Given material:
☆ ☆ ☆ ☆ ☆ ☆ ☆
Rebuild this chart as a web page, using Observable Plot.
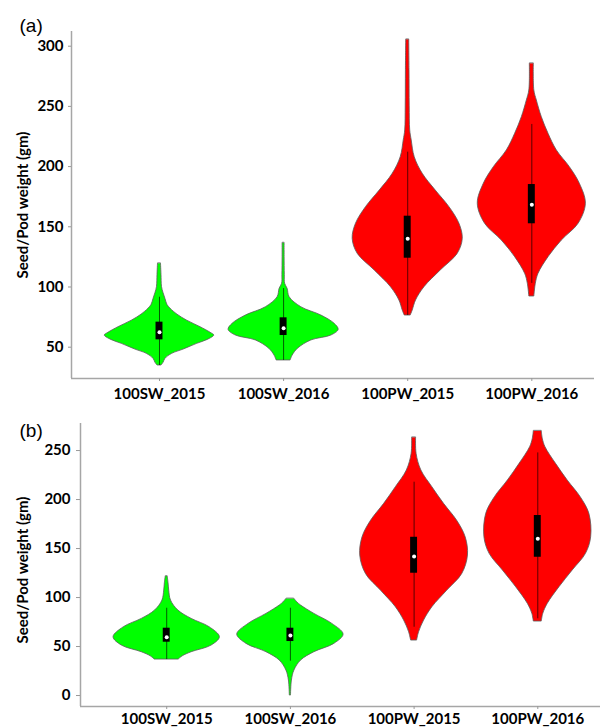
<!DOCTYPE html>
<html>
<head>
<meta charset="utf-8">
<script src="https://cdn.jsdelivr.net/npm/d3@7"></script>
<script src="https://cdn.jsdelivr.net/npm/@observablehq/plot@0.6"></script>
<style>
  html, body { margin: 0; padding: 0; background: #fff; }
  #chart { width: 603px; }
  #chart svg { display: block; }
</style>
</head>
<body>
<div id="chart"></div>
<script>
// ---------- DATA ----------
const categories = ["100SW_2015", "100SW_2016", "100PW_2015", "100PW_2016"];
const yTicksA = [50, 100, 150, 200, 250, 300];
const yTicksB = [0, 50, 100, 150, 200, 250];

// Violin profiles: [value (gm), relative half-width (density)]
// Panel (a)
const a_SW2015 = [[119.3,1.5],[110,2],[100,2.5],[95,4],[90,6],[85,8],[82,11],[77,18],[72,27.7],[66.6,41],[62,51],[59.7,54.7],[56,48],[52.8,37.7],[48,24],[44.5,12.7],[40.4,6],[37,4],[34.8,2]];
const a_SW2016 = [[136.4,1],[125,1],[110,1.2],[102.7,1.5],[98.5,4],[91.5,6],[83.2,17.7],[76.3,37.7],[69.4,51],[64.4,55],[59.7,47.7],[55.6,27.7],[48.7,14.3],[43,9],[39,7]];
const a_PW2015 = [[305.3,1.5],[280,1.8],[250,2],[230,2.5],[221.7,4],[207.8,7],[194,15],[180.1,28],[166.3,41.7],[152.5,51.7],[140,55],[127.6,50],[113.7,33],[99.8,16.7],[88.8,8.3],[80.5,5],[76.3,3]];
const a_PW2016 = [[285.4,2],[263.2,2.5],[254.9,5],[241,10],[227.2,16.7],[213.4,25],[199.5,38],[185.7,48],[169.1,54],[152.5,46.7],[138.6,30],[124.8,16.7],[111,6.7],[102.7,4],[92.1,2.5]];
// Panel (b)
const b_SW2015 = [[121.4,1],[115,1.8],[107.1,2.5],[96.9,4.3],[86.7,11.7],[78.2,25],[69.7,43],[59.5,53.3],[51,45],[44.2,25],[40,16],[36.7,12]];
const b_SW2016 = [[98.6,4],[95,7],[91.8,10.7],[83.3,24],[73.1,42],[62.2,53.3],[52.7,44],[44.2,24],[35.7,10.7],[25.5,4],[15.3,1.5],[0,0.6]];
const b_PW2015 = [[263,2],[246.6,2.5],[229.6,7.3],[212.6,18.3],[195.6,30],[178.6,43],[161.5,51.7],[142.9,54],[124.1,48.3],[107.1,33.3],[90.1,18.3],[76.5,10],[64.6,5],[56.1,3]];
const b_PW2016 = [[269.7,4],[262,5],[253.4,7.7],[236.4,18.3],[219.4,30],[202.4,43],[185.4,51.7],[161.5,53.5],[144.6,48.3],[127.6,35],[110.5,21.7],[93.6,10],[83.4,5.5],[75.5,4]];

// Box plot statistics per category
const boxA_lo  = [34.8, 39.0, 76.3, 103.0];
const boxA_q1  = [56.1, 59.7, 123.9, 152.5];
const boxA_med = [62.5, 65.8, 140.0, 168.3];
const boxA_q3  = [70.8, 74.4, 158.8, 185.1];
const boxA_hi  = [91.5, 98.7, 212.0, 235.0];

const boxB_lo  = [36.7, 35.0, 69.7, 78.3];
const boxB_q1  = [54.4, 55.1, 124.8, 141.1];
const boxB_med = [59.5, 61.2, 141.8, 159.9];
const boxB_q3  = [68.7, 68.7, 161.5, 183.7];
const boxB_hi  = [89.1, 89.1, 217.7, 247.6];

// ---------- DRAWING ----------
const FONT = "Lato, 'Open Sans', sans-serif";
const densityScale = 1 / 124;   // half-width units -> category units
const boxHalf = 0.028;
const colorOf = (cat) => cat.startsWith("100SW") ? "#00ff00" : "#ff0000";

function panel(cfg) {
  const rows = cfg.profiles.flatMap((prof, i) =>
    prof.map(([v, w]) => ({cat: categories[i], i, v, w})));
  const stats = categories.map((cat, i) => ({
    cat, i, lo: cfg.lo[i], q1: cfg.q1[i], med: cfg.med[i], q3: cfg.q3[i], hi: cfg.hi[i]
  }));
  return Plot.plot({
    width: 603,
    height: cfg.height,
    marginTop: cfg.marginTop,
    marginBottom: cfg.marginBottom,
    marginLeft: cfg.marginLeft,
    marginRight: cfg.marginRight,
    style: {fontFamily: FONT, fontSize: "15px", fontWeight: "bold", color: "black", background: "white", overflow: "visible"},
    x: {type: "linear", domain: cfg.xDomain, label: null},
    y: {type: "linear", domain: cfg.yDomain, label: null},
    marks: [
      Plot.areaX(rows, {
        y: "v",
        x1: d => d.i - d.w * densityScale,
        x2: d => d.i + d.w * densityScale,
        z: "cat",
        fill: d => colorOf(d.cat),
        stroke: "#5a5a5a",
        strokeWidth: 0.8,
        curve: "catmull-rom"
      }),
      Plot.ruleX(stats, {x: "i", y1: "lo", y2: "hi", stroke: "black", strokeOpacity: 0.65, strokeWidth: 1}),
      Plot.rect(stats, {x1: d => d.i - boxHalf, x2: d => d.i + boxHalf, y1: "q1", y2: "q3", fill: "black"}),
      Plot.dot(stats, {x: "i", y: "med", r: 2, fill: "white", stroke: null}),
      Plot.ruleX([cfg.xDomain[0]], {stroke: "#a6a6a6", strokeWidth: 1.5}),
      Plot.ruleY([cfg.yDomain[0]], {stroke: "#a6a6a6", strokeWidth: 1.5}),
      Plot.axisY(cfg.yTicks, {tickSize: cfg.yTickSize, tickPadding: cfg.yTickPadding, stroke: "#999", fill: "black", label: null}),
      Plot.axisX([0, 1, 2, 3], {tickFormat: i => categories[i], tickSize: 3, tickPadding: cfg.xTickPadding, stroke: "#999", fill: "black", label: null}),
      Plot.text(["Seed/Pod weight (gm)"], {
        frameAnchor: "left", rotate: -90, dx: cfg.labelDx, dy: cfg.labelDy,
        textAnchor: "middle", lineAnchor: "middle", fontSize: 15, fontWeight: "bold", fill: "black"
      }),
      Plot.text([cfg.tag], {
        frameAnchor: "top-left", dx: cfg.tagDx, dy: cfg.tagDy,
        textAnchor: "start", lineAnchor: "bottom", fontSize: 19, fontWeight: "normal",
        fontFamily: "'Liberation Sans', Arial, sans-serif", fill: "black"
      })
    ]
  });
}

const chart = document.getElementById("chart");
chart.append(panel({
  profiles: [a_SW2015, a_SW2016, a_PW2015, a_PW2016],
  lo: boxA_lo, q1: boxA_q1, med: boxA_med, q3: boxA_q3, hi: boxA_hi,
  height: 400, marginTop: 31, marginBottom: 22, marginLeft: 71, marginRight: 9,
  xDomain: [-0.709, 3.505], yDomain: [24, 312.2], yTicks: yTicksA,
  yTickSize: 3, yTickPadding: 5, xTickPadding: 7,
  labelDx: -48, labelDy: 0, tag: "(a)", tagDx: -52, tagDy: 0
}));
chart.append(panel({
  profiles: [b_SW2015, b_SW2016, b_PW2015, b_PW2016],
  lo: boxB_lo, q1: boxB_q1, med: boxB_med, q3: boxB_q3, hi: boxB_hi,
  height: 328, marginTop: 23, marginBottom: 22, marginLeft: 80, marginRight: 3,
  xDomain: [-0.697, 3.507], yDomain: [-11.2, 277.6], yTicks: yTicksB,
  yTickSize: 4, yTickPadding: 6, xTickPadding: 4,
  labelDx: -57, labelDy: 5, tag: "(b)", tagDx: -61, tagDy: 13
}));
</script>
</body>
</html>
☆ ☆ ☆ ☆ ☆ ☆ ☆
Brief: From the listing, copy every line where the string "chart" appears.

Written solution:
Rebuild this chart as a web page, using Observable Plot.
  #chart { width: 603px; }
  #chart svg { display: block; }
<div id="chart"></div>
const chart = document.getElementById("chart");
chart.append(panel({
chart.append(panel({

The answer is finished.